About sunset we had orders to pack up & be ready to take the [railroad] cars in ten minutes! We struck & rolled up tents, & got ready to go, but were at last ordered to pitch them again to start at 6 in the morning.
Had a good nights sleep, but the men got up rather tender footed, and went limping about camp as they have not been obliged to do before.
Sent off the tents & baggage to the steamer “Empire Parish” late in the afternoon, & pitched shelter tents to spend the night in. the weather today has been cool, & this evening there is a very cold wind from the north.
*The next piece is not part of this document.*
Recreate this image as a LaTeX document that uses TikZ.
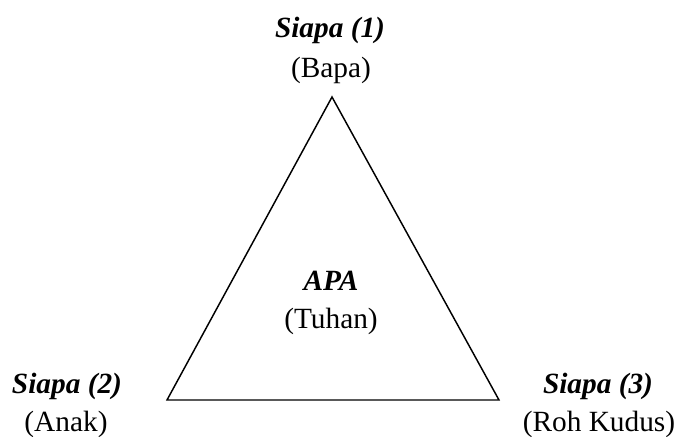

Stowed ourselves in the little tents & passed a tolerable night, tho’ some of the men suffered with the cold. The Chaplain returned yesterday from B[aton] Rouge & informed me of the death of Corp. Titcomb. He died at the Measles Hosp. & the Chaplain attended his funeral. Lt. Richards took charge of his effects & will send them to Titcomb’s uncle in Bangor. Wrote a letter to T. H. Wiggin of Levant, informing him of T’s death, & giving him some account of his sickness. I also wrote to Mrs. Gerald in regard to the sickness & death of her husband.
Finished my letter to Father, & sent it off.
Had a Reg. inspection in the morning & no other duty for the day. No religious services, the Chaplain having returned to baton Rouge yesterday. Wrote a long letter to Father in [the] afternoon.
At Donaldsonville the Bayou Lafourche flows out of the main river to the S. W. & South entering the Gulf considerably to the west of the principal mouths of the Mississippi. We are to march from this place to the N. O. O .& G.W. Railroad, near Thibodaux, some thirty odd miles distant, our tents & baggage to go by steamer.